#### Task requirements
Identify each line below containing the string "with" and copy it.

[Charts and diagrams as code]
□ □ □ □ □
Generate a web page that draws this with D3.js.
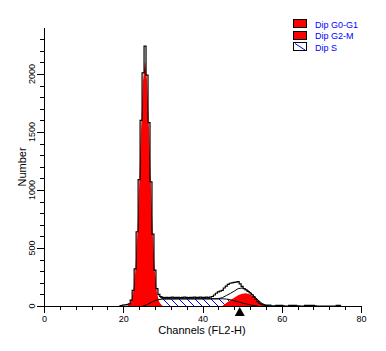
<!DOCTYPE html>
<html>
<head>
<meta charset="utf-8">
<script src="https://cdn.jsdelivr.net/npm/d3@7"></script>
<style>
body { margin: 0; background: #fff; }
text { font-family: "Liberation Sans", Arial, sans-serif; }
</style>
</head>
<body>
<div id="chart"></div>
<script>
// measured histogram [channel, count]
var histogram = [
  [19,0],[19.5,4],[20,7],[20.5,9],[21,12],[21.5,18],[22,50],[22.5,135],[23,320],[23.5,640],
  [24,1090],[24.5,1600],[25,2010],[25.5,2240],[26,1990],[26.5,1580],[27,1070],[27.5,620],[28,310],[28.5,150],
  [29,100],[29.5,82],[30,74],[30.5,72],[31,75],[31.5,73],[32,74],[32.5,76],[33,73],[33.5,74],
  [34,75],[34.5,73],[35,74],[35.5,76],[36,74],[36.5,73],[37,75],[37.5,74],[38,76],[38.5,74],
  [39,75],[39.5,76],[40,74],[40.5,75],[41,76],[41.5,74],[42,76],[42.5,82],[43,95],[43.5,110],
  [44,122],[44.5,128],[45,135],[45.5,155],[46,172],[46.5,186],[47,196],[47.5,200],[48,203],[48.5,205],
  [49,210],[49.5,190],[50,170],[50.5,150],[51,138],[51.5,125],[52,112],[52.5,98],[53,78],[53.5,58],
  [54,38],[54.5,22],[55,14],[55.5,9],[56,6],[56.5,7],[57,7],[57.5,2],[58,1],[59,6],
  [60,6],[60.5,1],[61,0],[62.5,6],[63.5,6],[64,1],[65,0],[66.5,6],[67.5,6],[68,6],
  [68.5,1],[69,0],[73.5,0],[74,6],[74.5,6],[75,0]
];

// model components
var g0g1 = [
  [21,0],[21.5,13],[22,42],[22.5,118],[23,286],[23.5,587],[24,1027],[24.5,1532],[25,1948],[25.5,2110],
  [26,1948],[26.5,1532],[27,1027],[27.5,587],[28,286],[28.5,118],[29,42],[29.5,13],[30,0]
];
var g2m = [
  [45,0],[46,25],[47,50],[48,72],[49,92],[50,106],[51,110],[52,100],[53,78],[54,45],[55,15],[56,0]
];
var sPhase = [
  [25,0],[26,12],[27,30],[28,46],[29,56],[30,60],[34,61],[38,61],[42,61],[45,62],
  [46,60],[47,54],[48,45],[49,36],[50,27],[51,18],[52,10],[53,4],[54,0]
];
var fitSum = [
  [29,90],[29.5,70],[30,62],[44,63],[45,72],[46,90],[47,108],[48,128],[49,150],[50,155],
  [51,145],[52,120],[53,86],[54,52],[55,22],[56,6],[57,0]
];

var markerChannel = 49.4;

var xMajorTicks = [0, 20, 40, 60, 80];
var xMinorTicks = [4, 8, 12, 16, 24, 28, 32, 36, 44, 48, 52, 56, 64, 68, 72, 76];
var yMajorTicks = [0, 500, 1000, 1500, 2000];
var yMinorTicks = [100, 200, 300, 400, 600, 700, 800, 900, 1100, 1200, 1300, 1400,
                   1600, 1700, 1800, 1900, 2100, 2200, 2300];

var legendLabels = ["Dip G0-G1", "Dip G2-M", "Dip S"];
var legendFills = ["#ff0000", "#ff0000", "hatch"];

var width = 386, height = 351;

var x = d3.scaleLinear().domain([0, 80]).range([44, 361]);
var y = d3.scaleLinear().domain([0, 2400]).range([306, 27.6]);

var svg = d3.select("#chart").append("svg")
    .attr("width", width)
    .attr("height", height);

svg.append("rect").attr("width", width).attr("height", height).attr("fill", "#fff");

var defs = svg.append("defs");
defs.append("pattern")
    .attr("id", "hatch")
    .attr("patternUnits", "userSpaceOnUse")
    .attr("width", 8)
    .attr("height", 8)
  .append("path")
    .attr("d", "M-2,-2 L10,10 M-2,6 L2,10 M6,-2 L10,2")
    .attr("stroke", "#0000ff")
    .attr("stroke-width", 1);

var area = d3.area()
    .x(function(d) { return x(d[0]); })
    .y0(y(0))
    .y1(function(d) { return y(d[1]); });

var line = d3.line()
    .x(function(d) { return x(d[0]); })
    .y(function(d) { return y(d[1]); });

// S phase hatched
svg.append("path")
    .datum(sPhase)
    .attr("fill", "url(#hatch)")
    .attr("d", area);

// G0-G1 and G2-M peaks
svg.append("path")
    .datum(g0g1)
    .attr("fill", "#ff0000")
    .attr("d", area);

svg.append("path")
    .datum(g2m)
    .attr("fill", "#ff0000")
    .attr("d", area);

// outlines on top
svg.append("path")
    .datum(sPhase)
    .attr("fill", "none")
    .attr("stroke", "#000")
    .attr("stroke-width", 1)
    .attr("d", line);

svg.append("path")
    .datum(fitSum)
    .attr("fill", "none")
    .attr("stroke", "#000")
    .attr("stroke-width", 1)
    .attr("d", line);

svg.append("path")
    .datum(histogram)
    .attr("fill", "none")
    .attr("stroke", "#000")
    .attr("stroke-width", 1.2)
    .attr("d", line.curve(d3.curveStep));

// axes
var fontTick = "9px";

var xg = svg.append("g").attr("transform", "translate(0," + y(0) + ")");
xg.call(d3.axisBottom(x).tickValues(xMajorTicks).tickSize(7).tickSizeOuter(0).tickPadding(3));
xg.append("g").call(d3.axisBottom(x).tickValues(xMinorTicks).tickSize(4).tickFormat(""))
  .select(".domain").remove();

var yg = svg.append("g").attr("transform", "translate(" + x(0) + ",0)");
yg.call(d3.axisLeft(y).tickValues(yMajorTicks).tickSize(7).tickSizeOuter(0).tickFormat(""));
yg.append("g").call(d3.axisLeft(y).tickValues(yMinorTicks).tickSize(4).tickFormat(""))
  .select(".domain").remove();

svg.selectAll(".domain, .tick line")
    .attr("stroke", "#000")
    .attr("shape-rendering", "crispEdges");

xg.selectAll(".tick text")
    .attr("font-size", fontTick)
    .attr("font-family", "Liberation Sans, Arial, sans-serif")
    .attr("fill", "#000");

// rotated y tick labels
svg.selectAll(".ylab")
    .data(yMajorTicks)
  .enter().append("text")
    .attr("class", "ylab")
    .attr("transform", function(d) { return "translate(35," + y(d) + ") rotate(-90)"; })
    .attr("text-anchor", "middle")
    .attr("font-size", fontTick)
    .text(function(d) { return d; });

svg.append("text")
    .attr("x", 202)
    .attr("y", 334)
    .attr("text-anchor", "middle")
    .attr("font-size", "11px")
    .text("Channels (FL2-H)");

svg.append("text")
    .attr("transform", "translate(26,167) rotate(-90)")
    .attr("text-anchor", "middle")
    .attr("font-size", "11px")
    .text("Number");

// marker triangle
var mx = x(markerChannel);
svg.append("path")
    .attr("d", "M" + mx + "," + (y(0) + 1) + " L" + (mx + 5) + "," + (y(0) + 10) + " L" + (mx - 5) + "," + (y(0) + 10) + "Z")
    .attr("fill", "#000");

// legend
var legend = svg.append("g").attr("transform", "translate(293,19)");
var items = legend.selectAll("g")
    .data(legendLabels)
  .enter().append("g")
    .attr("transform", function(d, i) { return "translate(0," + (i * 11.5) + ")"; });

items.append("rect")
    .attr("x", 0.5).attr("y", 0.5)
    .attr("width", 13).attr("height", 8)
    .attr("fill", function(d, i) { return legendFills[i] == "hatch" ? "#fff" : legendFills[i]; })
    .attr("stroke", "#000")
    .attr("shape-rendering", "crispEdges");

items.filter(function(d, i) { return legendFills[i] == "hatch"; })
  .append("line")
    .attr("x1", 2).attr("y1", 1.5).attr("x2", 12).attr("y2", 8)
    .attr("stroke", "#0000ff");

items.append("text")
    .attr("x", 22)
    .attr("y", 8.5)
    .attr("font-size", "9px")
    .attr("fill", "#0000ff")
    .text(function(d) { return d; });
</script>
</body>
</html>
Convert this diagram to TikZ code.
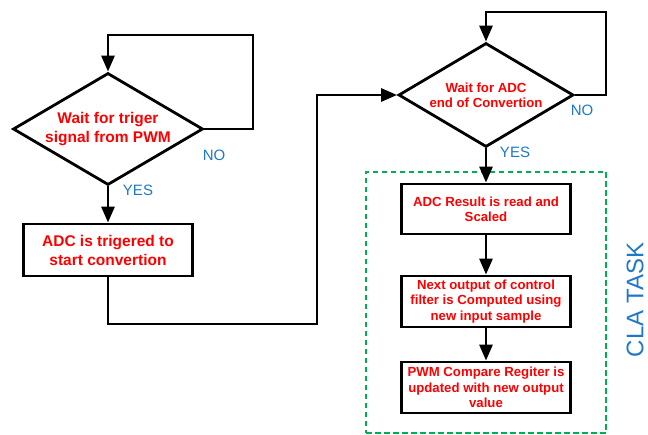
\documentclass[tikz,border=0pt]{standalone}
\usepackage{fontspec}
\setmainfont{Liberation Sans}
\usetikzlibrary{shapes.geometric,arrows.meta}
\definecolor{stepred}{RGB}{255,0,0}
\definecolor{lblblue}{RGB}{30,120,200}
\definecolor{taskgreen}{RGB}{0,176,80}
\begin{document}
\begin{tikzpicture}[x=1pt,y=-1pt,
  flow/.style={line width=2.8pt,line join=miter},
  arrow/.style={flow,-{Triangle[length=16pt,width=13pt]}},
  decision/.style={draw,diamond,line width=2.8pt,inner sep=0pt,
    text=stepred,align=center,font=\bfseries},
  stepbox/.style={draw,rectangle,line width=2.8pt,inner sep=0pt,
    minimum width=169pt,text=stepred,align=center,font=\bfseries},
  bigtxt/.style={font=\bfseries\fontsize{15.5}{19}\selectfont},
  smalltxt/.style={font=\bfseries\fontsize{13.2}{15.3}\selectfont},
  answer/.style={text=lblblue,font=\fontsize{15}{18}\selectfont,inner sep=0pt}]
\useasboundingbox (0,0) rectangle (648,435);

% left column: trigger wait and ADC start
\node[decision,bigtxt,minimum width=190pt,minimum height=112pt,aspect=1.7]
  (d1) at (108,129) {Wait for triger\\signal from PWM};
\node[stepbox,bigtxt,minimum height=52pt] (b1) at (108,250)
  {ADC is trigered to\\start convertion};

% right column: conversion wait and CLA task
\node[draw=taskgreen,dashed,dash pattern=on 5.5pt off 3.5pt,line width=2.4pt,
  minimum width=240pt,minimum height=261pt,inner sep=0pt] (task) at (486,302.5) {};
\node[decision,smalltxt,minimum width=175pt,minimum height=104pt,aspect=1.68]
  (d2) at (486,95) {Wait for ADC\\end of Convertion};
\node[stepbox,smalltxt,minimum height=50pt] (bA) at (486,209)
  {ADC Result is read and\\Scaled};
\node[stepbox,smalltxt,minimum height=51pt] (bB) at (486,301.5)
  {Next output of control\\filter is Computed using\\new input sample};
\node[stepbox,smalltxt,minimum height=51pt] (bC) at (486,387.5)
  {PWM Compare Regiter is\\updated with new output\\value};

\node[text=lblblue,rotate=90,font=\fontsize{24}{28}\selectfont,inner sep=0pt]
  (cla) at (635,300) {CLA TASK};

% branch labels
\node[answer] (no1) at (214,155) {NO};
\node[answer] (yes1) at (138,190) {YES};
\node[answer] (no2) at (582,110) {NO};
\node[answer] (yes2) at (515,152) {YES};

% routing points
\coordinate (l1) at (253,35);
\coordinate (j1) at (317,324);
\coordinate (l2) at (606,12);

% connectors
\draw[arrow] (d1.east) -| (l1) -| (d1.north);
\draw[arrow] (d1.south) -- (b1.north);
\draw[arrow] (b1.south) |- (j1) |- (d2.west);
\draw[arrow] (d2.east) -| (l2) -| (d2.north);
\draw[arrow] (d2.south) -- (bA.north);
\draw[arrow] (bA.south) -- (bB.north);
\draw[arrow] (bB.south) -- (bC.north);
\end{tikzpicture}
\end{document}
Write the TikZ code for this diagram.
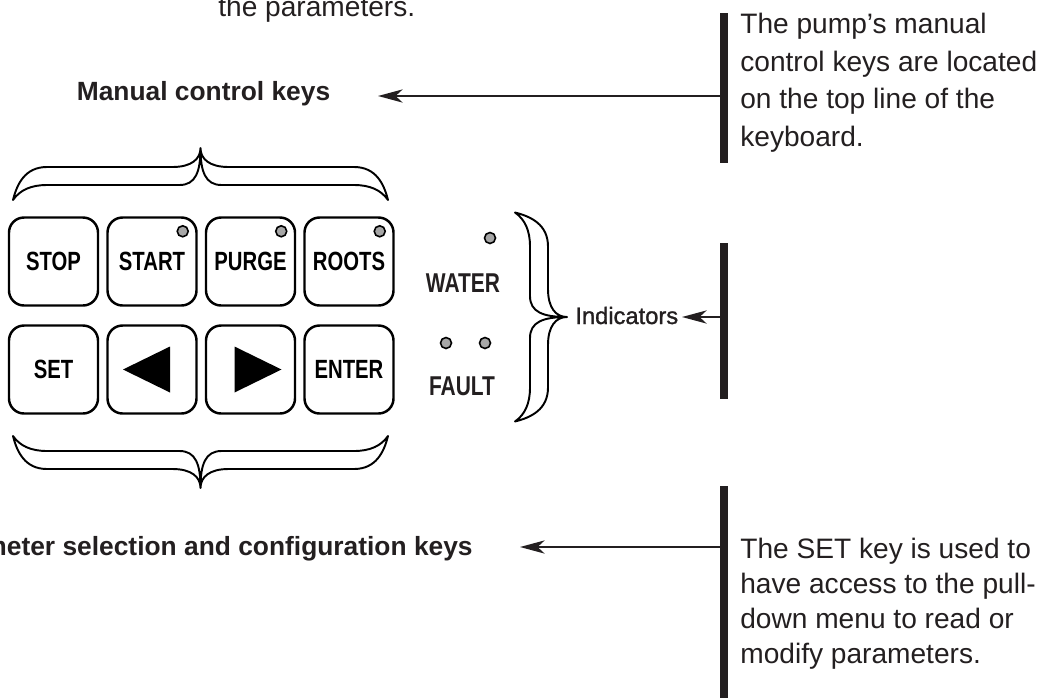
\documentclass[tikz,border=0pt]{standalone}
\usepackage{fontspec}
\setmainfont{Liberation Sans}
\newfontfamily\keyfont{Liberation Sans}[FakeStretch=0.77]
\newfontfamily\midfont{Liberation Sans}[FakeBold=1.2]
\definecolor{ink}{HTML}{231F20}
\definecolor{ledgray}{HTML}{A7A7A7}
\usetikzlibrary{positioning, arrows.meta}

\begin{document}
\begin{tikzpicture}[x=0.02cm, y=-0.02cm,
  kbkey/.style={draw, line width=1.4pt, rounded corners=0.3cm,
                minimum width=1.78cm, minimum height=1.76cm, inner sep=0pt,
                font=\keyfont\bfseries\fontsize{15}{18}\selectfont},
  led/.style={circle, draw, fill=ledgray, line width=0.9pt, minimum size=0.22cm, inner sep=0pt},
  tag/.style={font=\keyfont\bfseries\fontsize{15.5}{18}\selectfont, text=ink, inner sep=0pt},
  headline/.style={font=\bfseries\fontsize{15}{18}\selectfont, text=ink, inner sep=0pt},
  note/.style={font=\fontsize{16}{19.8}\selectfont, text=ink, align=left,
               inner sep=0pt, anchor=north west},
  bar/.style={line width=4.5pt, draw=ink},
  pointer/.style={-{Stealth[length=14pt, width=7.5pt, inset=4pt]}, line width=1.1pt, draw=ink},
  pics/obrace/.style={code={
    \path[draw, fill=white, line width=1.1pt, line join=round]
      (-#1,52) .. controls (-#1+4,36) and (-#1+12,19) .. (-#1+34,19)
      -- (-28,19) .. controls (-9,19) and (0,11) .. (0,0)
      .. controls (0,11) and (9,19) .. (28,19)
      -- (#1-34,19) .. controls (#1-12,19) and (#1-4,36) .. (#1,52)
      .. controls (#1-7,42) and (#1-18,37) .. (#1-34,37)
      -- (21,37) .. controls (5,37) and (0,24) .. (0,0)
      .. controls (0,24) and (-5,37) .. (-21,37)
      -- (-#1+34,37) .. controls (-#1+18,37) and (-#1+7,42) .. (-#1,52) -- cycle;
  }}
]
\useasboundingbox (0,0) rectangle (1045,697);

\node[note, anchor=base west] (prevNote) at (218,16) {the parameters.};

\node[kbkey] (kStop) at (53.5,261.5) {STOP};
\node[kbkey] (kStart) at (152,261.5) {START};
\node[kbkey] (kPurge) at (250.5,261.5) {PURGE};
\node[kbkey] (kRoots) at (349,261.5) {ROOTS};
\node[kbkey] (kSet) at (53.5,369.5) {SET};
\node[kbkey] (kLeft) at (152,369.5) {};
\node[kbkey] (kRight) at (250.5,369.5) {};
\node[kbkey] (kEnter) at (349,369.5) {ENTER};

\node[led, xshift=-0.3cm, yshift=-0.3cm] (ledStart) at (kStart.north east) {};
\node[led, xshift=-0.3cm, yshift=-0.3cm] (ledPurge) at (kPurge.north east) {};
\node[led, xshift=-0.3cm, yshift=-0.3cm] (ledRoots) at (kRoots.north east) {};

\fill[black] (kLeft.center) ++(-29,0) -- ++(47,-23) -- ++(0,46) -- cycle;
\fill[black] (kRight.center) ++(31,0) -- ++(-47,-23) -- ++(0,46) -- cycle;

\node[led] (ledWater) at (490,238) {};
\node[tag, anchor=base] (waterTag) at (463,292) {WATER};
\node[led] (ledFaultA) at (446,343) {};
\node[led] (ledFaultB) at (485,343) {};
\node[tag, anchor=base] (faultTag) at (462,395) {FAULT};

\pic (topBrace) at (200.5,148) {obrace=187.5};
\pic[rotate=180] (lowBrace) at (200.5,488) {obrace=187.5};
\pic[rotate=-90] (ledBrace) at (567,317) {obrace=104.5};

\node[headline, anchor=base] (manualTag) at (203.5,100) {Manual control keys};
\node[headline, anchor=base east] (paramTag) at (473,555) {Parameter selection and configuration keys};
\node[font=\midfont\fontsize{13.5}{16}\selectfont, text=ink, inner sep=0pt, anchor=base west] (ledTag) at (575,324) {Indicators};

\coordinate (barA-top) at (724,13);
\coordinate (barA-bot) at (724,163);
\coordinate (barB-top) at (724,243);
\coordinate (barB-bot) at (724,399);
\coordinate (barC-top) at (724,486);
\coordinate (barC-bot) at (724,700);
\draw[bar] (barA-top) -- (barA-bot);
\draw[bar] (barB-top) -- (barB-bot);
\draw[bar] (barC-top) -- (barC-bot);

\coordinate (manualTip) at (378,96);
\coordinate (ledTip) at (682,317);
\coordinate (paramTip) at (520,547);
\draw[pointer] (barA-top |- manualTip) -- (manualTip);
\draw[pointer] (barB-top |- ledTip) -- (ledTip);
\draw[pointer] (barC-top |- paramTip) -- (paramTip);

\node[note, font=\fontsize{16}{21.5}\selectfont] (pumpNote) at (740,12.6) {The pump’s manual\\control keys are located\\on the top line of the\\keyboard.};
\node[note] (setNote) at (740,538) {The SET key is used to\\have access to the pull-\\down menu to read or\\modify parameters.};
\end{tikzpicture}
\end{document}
□ □ □ □ □
#### Task solution
Generate a web page that draws this with D3.js.
  {PWM Compare Regiter is\\updated with new output\\value};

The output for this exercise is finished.